17. 6. 2022 Unser Bundesamt für Verfassungsschutz

Der gerade veröffentlichte Jahresbericht des Bundesamtes für Verfassungsschutz (BfV) gibt Anlass, sich wieder einmal mit dieser notwendigen, aber ein immer stärkeres Eigenleben führenden Behörde auseinander zu setzen

Das 1950 gegründete BfV war das Schwert der „wehrhaften Demokratie“. Warum erinnert diese Formulierung an die Stasi, die Schild und Schwert der SED und ihrer Führung war?

In den folgenden Jahrzehnten kämpfte das BfV an vorderster Front des Systemkonflikts zwischen Ost und West. Sein Schwert traf nun vor allem Menschen, die im Verdacht standen, mit kommunistischen Ideen zu sympathisieren. Ausgehend von den Erkenntnissen des Verfassungsschutzes wurden in der Bundesrepublik von 1951 bis 1968 Ermittlungsverfahren gegen ca. 200000 Menschen eingeleitet. Die meisten davon wurden zwar eingestellt, die Folgen für die Betroffenen – von Rufschädigung bis zu beruflichen Nachteilen – waren jedoch immens. 

Die Konzentration auf die „Bedrohung von links“ hatte auf dem Scheitel des Kalten Krieges politische Gründe. Eine ebenso große Rolle spielte dabei die Durchsetzung des Amtes mit NS-Personal: Mit Hubert Schrübbers leitete ein ehemaliger SA- und SS-Mann das Amt von 1955 bis 1972 – ein Pendant zum Bundesnachrichtendienst, der jahrelang als „Organisation Gehlen“ und 1955 als BND von Reinhard Gehlen, dem Generalmajor und Chef der Fremden Heere Ost von Hitlers Gnaden, geleitet wurde. Wahrlich keine Heldentat der jungen deutschen Republik!

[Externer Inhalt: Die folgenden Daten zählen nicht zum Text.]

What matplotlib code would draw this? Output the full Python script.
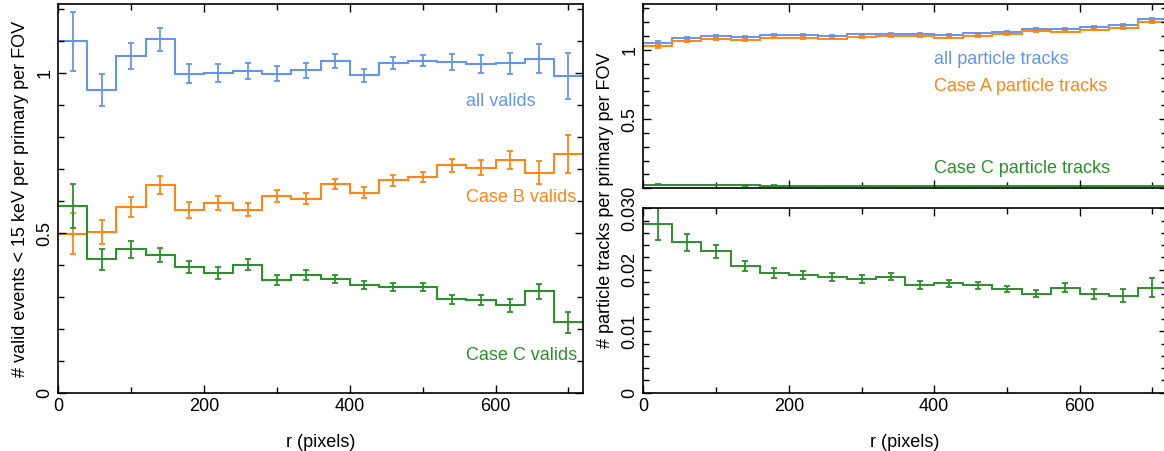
import numpy as np
import matplotlib
matplotlib.use("Agg")
import matplotlib.pyplot as plt
from matplotlib.ticker import MultipleLocator

plt.rcParams['font.family'] = ['Liberation Sans', 'DejaVu Sans']

# ---------------- data ----------------
bin_edges = list(range(0, 760, 40))   # r (pixels), 18 bins of 40

all_valids = [1.100, 0.949, 1.054, 1.106, 0.999, 1.001, 1.007, 0.999, 1.010,
              1.038, 0.994, 1.032, 1.040, 1.036, 1.029, 1.031, 1.046, 0.992]
all_valids_err = [0.093, 0.050, 0.041, 0.036, 0.030, 0.027, 0.026, 0.023, 0.023,
                  0.022, 0.020, 0.018, 0.018, 0.024, 0.029, 0.034, 0.045, 0.071]

caseB_valids = [0.499, 0.504, 0.582, 0.651, 0.573, 0.593, 0.573, 0.616, 0.608,
                0.654, 0.627, 0.666, 0.676, 0.712, 0.705, 0.730, 0.689, 0.748]
caseB_valids_err = [0.063, 0.038, 0.030, 0.028, 0.024, 0.022, 0.020, 0.018, 0.018,
                    0.017, 0.016, 0.017, 0.016, 0.020, 0.023, 0.028, 0.036, 0.060]

caseC_valids = [0.585, 0.418, 0.449, 0.431, 0.393, 0.376, 0.401, 0.353, 0.370,
                0.356, 0.338, 0.332, 0.332, 0.293, 0.292, 0.274, 0.318, 0.221]
caseC_valids_err = [0.068, 0.033, 0.027, 0.022, 0.019, 0.018, 0.017, 0.015, 0.015,
                    0.013, 0.013, 0.013, 0.012, 0.014, 0.016, 0.020, 0.024, 0.033]

all_tracks = [1.053, 1.089, 1.101, 1.092, 1.111, 1.108, 1.103, 1.113, 1.118,
              1.118, 1.108, 1.121, 1.133, 1.152, 1.152, 1.167, 1.179, 1.222]
all_tracks_err = [0.015, 0.008, 0.007, 0.006, 0.006, 0.005, 0.005, 0.005, 0.005,
                  0.005, 0.005, 0.005, 0.005, 0.005, 0.005, 0.006, 0.007, 0.010]

caseA_tracks = [1.029, 1.065, 1.077, 1.070, 1.089, 1.086, 1.082, 1.094, 1.101,
                1.101, 1.089, 1.101, 1.116, 1.135, 1.133, 1.147, 1.159, 1.203]
caseA_tracks_err = [0.015, 0.008, 0.007, 0.006, 0.006, 0.005, 0.005, 0.005, 0.005,
                    0.005, 0.005, 0.005, 0.005, 0.005, 0.005, 0.006, 0.007, 0.010]

caseC_tracks = [0.0274, 0.0245, 0.0230, 0.0206, 0.0195, 0.0191, 0.0188, 0.0185, 0.0189,
                0.0175, 0.0178, 0.0175, 0.0169, 0.0161, 0.0171, 0.0161, 0.0158, 0.0171]
caseC_tracks_err = [0.0026, 0.0014, 0.0011, 0.00085, 0.00076, 0.00068, 0.00065, 0.00062, 0.00057,
                    0.00060, 0.00057, 0.00057, 0.00054, 0.00060, 0.00070, 0.00084, 0.0010, 0.0016]

BLUE = '#6495ed'
ORANGE = '#ff8514'
GREEN = '#2b912b'

W, H = 1164, 451
fig = plt.figure(figsize=(W / 100, H / 100), dpi=100)


def ax_px(l, t, r, b):
    return fig.add_axes([l / W, 1 - b / H, (r - l) / W, (b - t) / H])


edges = np.array(bin_edges, dtype=float)
centers = 0.5 * (edges[:-1] + edges[1:])


def draw(ax, vals, errs, color, lw=1.5):
    ax.stairs(vals, edges, color=color, lw=lw, baseline=None)
    ax.errorbar(centers, vals, yerr=errs, fmt='none', ecolor=color,
                elinewidth=1.3, capsize=2.2, capthick=1.3)


def style(ax, ymajor, yminor):
    ax.set_xlim(0, 720)
    ax.xaxis.set_major_locator(MultipleLocator(200))
    ax.xaxis.set_minor_locator(MultipleLocator(100))
    ax.yaxis.set_major_locator(MultipleLocator(ymajor))
    ax.yaxis.set_minor_locator(MultipleLocator(yminor))
    ax.tick_params(which='both', direction='in', top=True, right=True,
                   labelsize=13, width=1)
    ax.tick_params(which='major', length=6)
    ax.tick_params(which='minor', length=4)
    for s in ax.spines.values():
        s.set_linewidth(1.2)


def ylabels_rot(ax, fmt):
    ax.yaxis.set_major_formatter(plt.FuncFormatter(fmt))
    for lab in ax.get_yticklabels():
        lab.set_rotation(90)
        lab.set_va('center')


# ---------------- left panel ----------------
axL = ax_px(58, 4, 583, 393)
draw(axL, all_valids, all_valids_err, BLUE)
draw(axL, caseB_valids, caseB_valids_err, ORANGE)
draw(axL, caseC_valids, caseC_valids_err, GREEN)
axL.set_ylim(0, 1.217)
style(axL, 0.5, 0.1)
ylabels_rot(axL, lambda v, p: f"{v:g}")
axL.set_xlabel('r (pixels)', fontsize=13, labelpad=14)
axL.set_ylabel('# valid events < 15 keV per primary per FOV', fontsize=13, labelpad=5)
axL.text(560, 0.912, 'all valids', color=BLUE, fontsize=13, va='center')
axL.text(560, 0.613, 'Case B valids', color=ORANGE, fontsize=13, va='center')
axL.text(560, 0.117, 'Case C valids', color=GREEN, fontsize=13, va='center')

# ---------------- right top panel ----------------
axT = ax_px(643.3, 4, 1167, 188.3)
draw(axT, all_tracks, all_tracks_err, BLUE, lw=1.4)
draw(axT, caseA_tracks, caseA_tracks_err, ORANGE, lw=1.4)
draw(axT, caseC_tracks, caseC_tracks_err, GREEN, lw=1.4)
axT.set_ylim(0, 1.332)
style(axT, 0.5, 0.1)
ylabels_rot(axT, lambda v, p: "" if v <= 0 else f"{v:g}")
axT.tick_params(labelbottom=False)
axT.text(400, 0.93, 'all particle tracks', color=BLUE, fontsize=13, va='center')
axT.text(400, 0.735, 'Case A particle tracks', color=ORANGE, fontsize=13, va='center')
axT.text(400, 0.14, 'Case C particle tracks', color=GREEN, fontsize=13, va='center')

# ---------------- right bottom panel ----------------
axB = ax_px(643.3, 208.3, 1167, 392.7)
draw(axB, caseC_tracks, caseC_tracks_err, GREEN, lw=1.4)
axB.set_ylim(0, 0.03)
style(axB, 0.01, 0.002)
ylabels_rot(axB, lambda v, p: "0" if v == 0 else f"{v:.2f}" if abs(v - 0.03) > 1e-9 else "0.030")
axB.set_xlabel('r (pixels)', fontsize=13, labelpad=14)

fig.text(605 / W, 1 - 200 / H, '# particle tracks per primary per FOV', fontsize=13,
         rotation=90, ha='center', va='center')

fig.savefig('out.png', dpi=100)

Das deutsche Bundesamt für Verfassungsschutz und die 16 Landesbehörden der Bundesländer sind für rechtsstaatliche und demokratische Länder ein Unikum: Die Inlands-Geheimdienstler haben nicht nur den Auftrag, Organisationen zu überwachen, die einen gewaltsamen Umsturz anstreben – solche Gruppierungen verfolgen auch vergleichbare Institutionen in anderen Ländern wie z. B. das amerikanische FBI –, sondern auch solche, die mit friedlichen Mitteln eine Mehrheit für Ziele gewinnen wollen, die gegen die Grundsätze der Verfassung gerichtet sind. 

Damit geraten jede monarchistische Partei oder Vereine, die nur Mitglieder einer bestimmten Ethnie aufnähmen, unter der Beobachtung der BfV. Man denke nur an den Münchener Fußballverein Türkgücü München.
Und wenn man dann noch die öffentliche Werbung für derartige Parteien als verfassungsfeindlich ansieht, dann ist schnell derjenige, der alkoholgeschwängert den alten Kaiser Wilhelm wiederhaben will, unter Beobachtung.

Das kann den linksextremistischen Gruppierungen nicht passieren, werden doch das Absingen der Internationale oder die erhobene Faust als Zeichen für den Klassenkampf heute als verfassungskonform angesehen. Die Rechtsextremisten sind da deutlich schlechter dran: das Singen des Horst-Wessel-Liedes oder der Hitler-Gruß sind gesetzlich verboten. Kein Wunder, dass die Straftaten mit rechtsextremistischem Hintergrund ein Mehrfaches der linksextremistischen Straftaten ausmachen.

Insider wissen, dass viele Aufgaben der Polizei klammheimlich peu à peu auf das Amt übergegangen sind. Nicht im Interesse der Sacharbeit, denn das Amt lebt von Mutmaßungen und Verdächtigungen, während die Polizei mit der Aufklärung von Straftaten Sacharbeit leistet. Bei ihr gilt – im Gegensatz zum BfV – die Unschuldsvermutung. Mit der Folge, dass die Aufsicht über den Verfassungsschutz durch die Innenminister stark politisch gesteuert ist, während die Polizei vor allem durch die Staatsanwaltschaften einer deutlich stärkeren rechtsstaatlichen Kontrolle unterliegt.

Fassen wir zusammen: Es wird Zeit für die Aufarbeitung der Vergangenheit und eine Neuorganisation der Sicherheitsbehörden, speziell des BfV und seiner Länder-Ableger. Und für eine rechtsstaatliche Beschneidung der Kompetenzen!